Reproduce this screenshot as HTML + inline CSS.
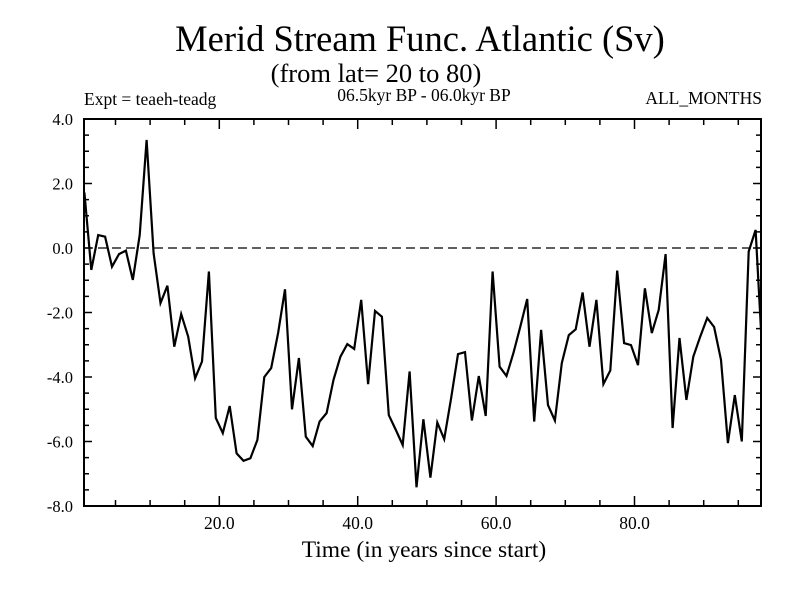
<!DOCTYPE html>
<html><head><meta charset="utf-8"><style>
body{margin:0;background:#fff}
svg{display:block;font-family:"Liberation Serif",serif}
</style></head><body>
<svg id="chart" width="800" height="600" viewBox="0 0 800 600" xmlns="http://www.w3.org/2000/svg">
<rect width="800" height="600" fill="#fff"/>
<text x="420" y="51" font-size="36.5" text-anchor="middle">Merid Stream Func. Atlantic (Sv)</text>
<text x="376" y="82" font-size="26.5" text-anchor="middle">(from lat= 20 to 80)</text>
<text x="84" y="105" font-size="17.5">Expt = teaeh-teadg</text>
<text x="424" y="101" font-size="17.5" text-anchor="middle">06.5kyr BP - 06.0kyr BP</text>
<text x="762" y="104" font-size="17.5" text-anchor="end">ALL_MONTHS</text>
<text x="424" y="557" font-size="23.5" text-anchor="middle">Time (in years since start)</text>
<defs><clipPath id="clip"><rect x="84" y="119" width="677" height="387"/></clipPath></defs>
<g id="axes"></g>
<g id="series" clip-path="url(#clip)"></g>
</svg>
<script>
const values = [1.72,-0.68,0.40,0.35,-0.58,-0.19,-0.08,-0.99,0.4,3.35,
-0.16,-1.71,-1.17,-3.06,-2.05,-2.75,-4.04,-3.52,-0.73,-5.27,
-5.74,-4.9,-6.37,-6.6,-6.52,-5.95,-4.0,-3.72,-2.64,-1.28,
-5.0,-3.41,-5.85,-6.14,-5.38,-5.12,-4.09,-3.37,-2.98,-3.13,
-1.61,-4.22,-1.95,-2.13,-5.18,-5.64,-6.11,-3.83,-7.42,-5.31,
-7.12,-5.41,-5.93,-4.66,-3.29,-3.23,-5.35,-3.97,-5.21,-0.73,
-3.68,-3.97,-3.26,-2.44,-1.58,-5.38,-2.54,-4.87,-5.35,-3.57,
-2.7,-2.52,-1.38,-3.06,-1.61,-4.22,-3.8,-0.7,-2.95,-3.01,
-3.63,-1.25,-2.64,-1.92,-0.19,-5.58,-2.79,-4.71,-3.37,-2.75,
-2.17,-2.45,-3.47,-6.05,-4.56,-6.0,-0.11,0.56,-3.4];
const times = values.map((v,i)=>i+0.5);
const yTicks = [4,2,0,-2,-4,-6,-8];
const yTickLabels = ["4.0","2.0","0.0","-2.0","-4.0","-6.0","-8.0"];
const xTicks = [20,40,60,80];
const xTickLabels = ["20.0","40.0","60.0","80.0"];
const NS="http://www.w3.org/2000/svg";
const L=84,R=761,T=119,B=506;
const xs=t=>80.9+6.92*t;
const ys=v=>T+(4-v)*(B-T)/12;
function mk(tag,attrs,parent){const e=document.createElementNS(NS,tag);for(const k in attrs)e.setAttribute(k,attrs[k]);parent.appendChild(e);return e;}
const ax=document.getElementById('axes');
const frame=mk('rect',{x:L,y:T,width:R-L,height:B-T,fill:'none',stroke:'#000','stroke-width':2},ax);


for(let v=-8;v<=4.001;v+=0.5){
  const y=ys(v);const maj=Math.abs(v%2)<1e-6;const len=maj?8:5;
  const a=mk('line',{x1:L,x2:L+len,y1:y,y2:y,stroke:'#000','stroke-width':1.5},ax);
  
  
  const b=mk('line',{x1:R,x2:R-len,y1:y,y2:y,stroke:'#000','stroke-width':1.5},ax);
  
  
}
yTicks.forEach((v,i)=>{
  const t=mk('text',{x:73,y:ys(v)+6,'font-size':16.5,'text-anchor':'end'},ax);t.textContent=yTickLabels[i];
  
  
});
for(let t=5;t<=95;t+=5){
  const x=xs(t);const maj=t%20===0;const len=maj?10:6;
  const a=mk('line',{x1:x,x2:x,y1:B,y2:B-len,stroke:'#000','stroke-width':1.5},ax);
  
  
  const b=mk('line',{x1:x,x2:x,y1:T,y2:T+len,stroke:'#000','stroke-width':1.5},ax);
  
  
}
xTicks.forEach((v,i)=>{
  const t=mk('text',{x:xs(v),y:529,'font-size':17.5,'text-anchor':'middle'},ax);t.textContent=xTickLabels[i];
  
  
});
const zl=mk('line',{x1:L,x2:R,y1:ys(0),y2:ys(0),stroke:'#000','stroke-width':1.2,'stroke-dasharray':'9,5'},ax);


const sg=document.getElementById('series');
const p=mk('polyline',{points:values.map((v,i)=>xs(times[i]).toFixed(1)+','+ys(v).toFixed(1)).join(' '),fill:'none',stroke:'#000','stroke-width':2.2,'stroke-linejoin':'miter'},sg);


</script>
</body></html>
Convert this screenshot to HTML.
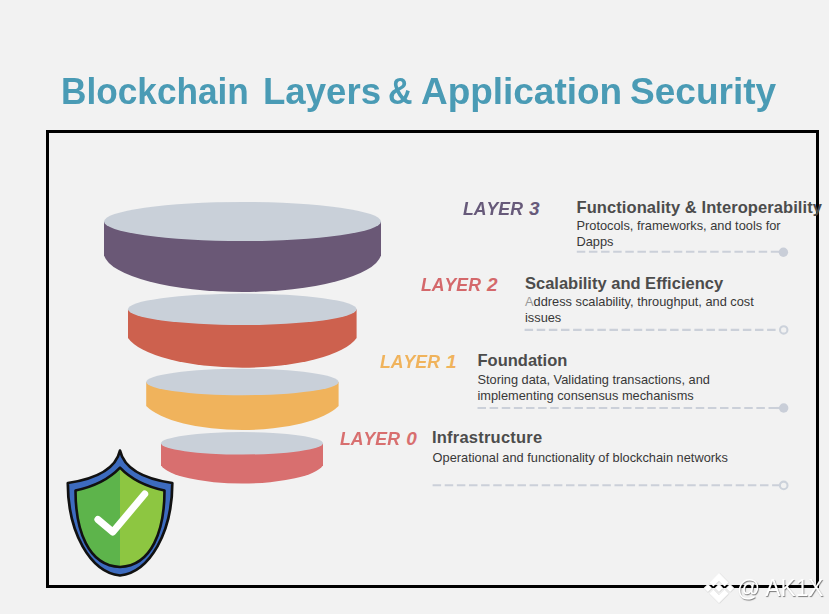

DO THIS
Excluding the pictures, restate the records above word for word.

TASK RESULT
Reproduce this screenshot as HTML + inline CSS.
<!DOCTYPE html>
<html><head><meta charset="utf-8"><style>
body{margin:0;background:#fff}
svg{display:block;font-family:"Liberation Serif",serif}
</style></head><body>
<svg id="chart" width="800" height="600" viewBox="0 0 800 600" xmlns="http://www.w3.org/2000/svg">
<rect width="800" height="600" fill="#fff"/>
<text x="420" y="51" font-size="36.5" text-anchor="middle">Merid Stream Func. Atlantic (Sv)</text>
<text x="376" y="82" font-size="26.5" text-anchor="middle">(from lat= 20 to 80)</text>
<text x="84" y="105" font-size="17.5">Expt = teaeh-teadg</text>
<text x="424" y="101" font-size="17.5" text-anchor="middle">06.5kyr BP - 06.0kyr BP</text>
<text x="762" y="104" font-size="17.5" text-anchor="end">ALL_MONTHS</text>
<text x="424" y="557" font-size="23.5" text-anchor="middle">Time (in years since start)</text>
<defs><clipPath id="clip"><rect x="84" y="119" width="677" height="387"/></clipPath></defs>
<g id="axes"></g>
<g id="series" clip-path="url(#clip)"></g>
</svg>
<script>
const values = [1.72,-0.68,0.40,0.35,-0.58,-0.19,-0.08,-0.99,0.4,3.35,
-0.16,-1.71,-1.17,-3.06,-2.05,-2.75,-4.04,-3.52,-0.73,-5.27,
-5.74,-4.9,-6.37,-6.6,-6.52,-5.95,-4.0,-3.72,-2.64,-1.28,
-5.0,-3.41,-5.85,-6.14,-5.38,-5.12,-4.09,-3.37,-2.98,-3.13,
-1.61,-4.22,-1.95,-2.13,-5.18,-5.64,-6.11,-3.83,-7.42,-5.31,
-7.12,-5.41,-5.93,-4.66,-3.29,-3.23,-5.35,-3.97,-5.21,-0.73,
-3.68,-3.97,-3.26,-2.44,-1.58,-5.38,-2.54,-4.87,-5.35,-3.57,
-2.7,-2.52,-1.38,-3.06,-1.61,-4.22,-3.8,-0.7,-2.95,-3.01,
-3.63,-1.25,-2.64,-1.92,-0.19,-5.58,-2.79,-4.71,-3.37,-2.75,
-2.17,-2.45,-3.47,-6.05,-4.56,-6.0,-0.11,0.56,-3.4];
const times = values.map((v,i)=>i+0.5);
const yTicks = [4,2,0,-2,-4,-6,-8];
const yTickLabels = ["4.0","2.0","0.0","-2.0","-4.0","-6.0","-8.0"];
const xTicks = [20,40,60,80];
const xTickLabels = ["20.0","40.0","60.0","80.0"];
const NS="http://www.w3.org/2000/svg";
const L=84,R=761,T=119,B=506;
const xs=t=>80.9+6.92*t;
const ys=v=>T+(4-v)*(B-T)/12;
function mk(tag,attrs,parent){const e=document.createElementNS(NS,tag);for(const k in attrs)e.setAttribute(k,attrs[k]);parent.appendChild(e);return e;}
const ax=document.getElementById('axes');
const frame=mk('rect',{x:L,y:T,width:R-L,height:B-T,fill:'none',stroke:'#000','stroke-width':2},ax);


for(let v=-8;v<=4.001;v+=0.5){
  const y=ys(v);const maj=Math.abs(v%2)<1e-6;const len=maj?8:5;
  const a=mk('line',{x1:L,x2:L+len,y1:y,y2:y,stroke:'#000','stroke-width':1.5},ax);
  
  
  const b=mk('line',{x1:R,x2:R-len,y1:y,y2:y,stroke:'#000','stroke-width':1.5},ax);
  
  
}
yTicks.forEach((v,i)=>{
  const t=mk('text',{x:73,y:ys(v)+6,'font-size':16.5,'text-anchor':'end'},ax);t.textContent=yTickLabels[i];
  
  
});
for(let t=5;t<=95;t+=5){
  const x=xs(t);const maj=t%20===0;const len=maj?10:6;
  const a=mk('line',{x1:x,x2:x,y1:B,y2:B-len,stroke:'#000','stroke-width':1.5},ax);
  
  
  const b=mk('line',{x1:x,x2:x,y1:T,y2:T+len,stroke:'#000','stroke-width':1.5},ax);
  
  
}
xTicks.forEach((v,i)=>{
  const t=mk('text',{x:xs(v),y:529,'font-size':17.5,'text-anchor':'middle'},ax);t.textContent=xTickLabels[i];
  
  
});
const zl=mk('line',{x1:L,x2:R,y1:ys(0),y2:ys(0),stroke:'#000','stroke-width':1.2,'stroke-dasharray':'9,5'},ax);


const sg=document.getElementById('series');
const p=mk('polyline',{points:values.map((v,i)=>xs(times[i]).toFixed(1)+','+ys(v).toFixed(1)).join(' '),fill:'none',stroke:'#000','stroke-width':2.2,'stroke-linejoin':'miter'},sg);


</script>
</body></html>
Convert this screenshot to HTML.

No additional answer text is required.